Four men wearing “Where is Peng Shuai?” T-shirts at Wimbledon were stopped by security and warned about “political messaging,” leading to an public outcry.

Tennis legend Martina Navratilova voiced her anger over the situation, in which four men representing the Free Tibet human rights organization were told not to approach other spectators about the Chinese tennis star. In December, Peng accused a high-ranking official in the Chinese government of sexual assault.
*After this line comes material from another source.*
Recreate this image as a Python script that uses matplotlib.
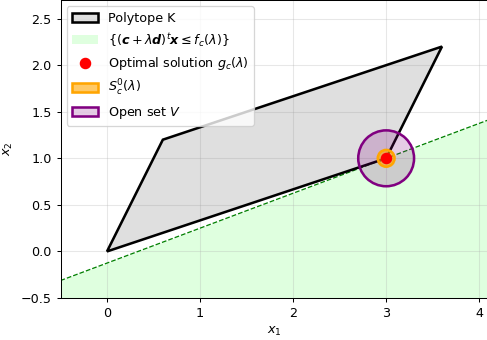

Soon after, she disappeared from the public eye, only to resurface later and walk back her allegations.

Peng has since retired from tennis.

“We were peacefully walking around the grounds, occasionally talking to people about Peng Shuai,” Free Tibet representative Will Hoyles told Telegraph Sport.

“We were getting huge support from people around the grounds. At one point security staff started questioning us and when we said we were just talking to people she told us not to approach people and that Wimbledon wants to remain politically neutral. Peng Shuai is still not free and WTA agrees. Wimbledon should be speaking out for her release and not trying to stop tennis fans discussing human rights.”

On Twitter, Navratilova wrote, “What? Not allowed to speak?!? WTH?”

The All England Club later confirmed the interaction.

“We can confirm that four guests were approached today by security whilst walking outside No 1 Court,” a spokesperson said. “These individuals are now enjoying their day with us and continue to be able to wear their T-shirts. Like much of the tennis community and people around the world more broadly, we remain very concerned for Peng Shuai and we continue to support the WTA’s efforts.”

In January, Tennis Australia came under fire after banning “Where is Peng Shuai?” T-shirts at the Australian Open. The ruling was later reversed.

The WTA has responded harshly to China’s response, pulling all tournaments out of the country until further notice.